Laron Syndrome is not quite the same as dwarfism. Those with Laron have the growth hormone, but there is a defect in the growth hormone receptor in the liver. This defect stops their bodies from producing insulin-like growth factor 1, or IGF-1. Without this IGF-1, their bodies do not grow. However, the lack of growth may be a good thing, as there is no out-of-control cellular growth–the kind associated with cancer. Not only that, but the lack of IGF-1 makes the bodies of these little people highly sensitive to insulin, ruling out any risk of diabetes.
Doctors are trying to determine if giving the patients with Laron Syndrome IGF-1 treatments will reverse the condition and allow for growth. However, this will also give them a chance to study whether or not the lack of IGF-1 could somehow protect the body against diseases and cancer. If so, it may bring to light new theories on cancer treatments.

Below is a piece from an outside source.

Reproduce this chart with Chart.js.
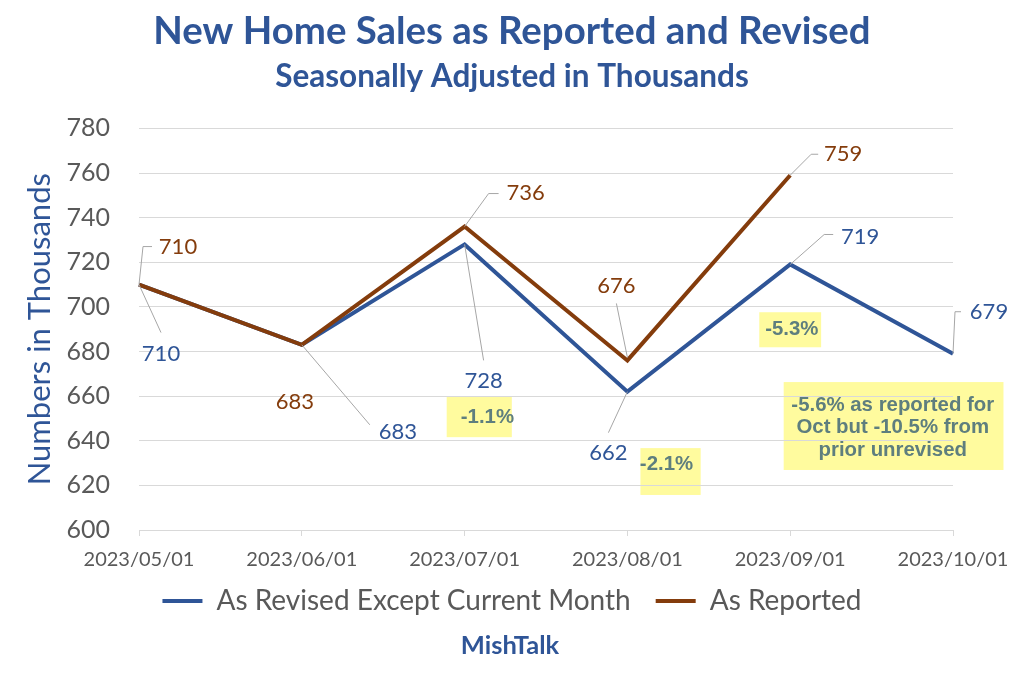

Note: People with Laron Syndrome are not necessarily “healthier” than the average person. While they may not be at risk for “normal” diseases, they are more likely to suffer from epilepsy and seizure disorders, or are prone to accidents. Could there be a cure for cancer to come from this unusual, highly rare genetic disorder? Perhaps discovering why this important growth hormone contributes to the formation of cancer and other diseases will allow scientists to understand the causes of these diseases. It may be one more piece to the jigsaw puzzle that is the human body.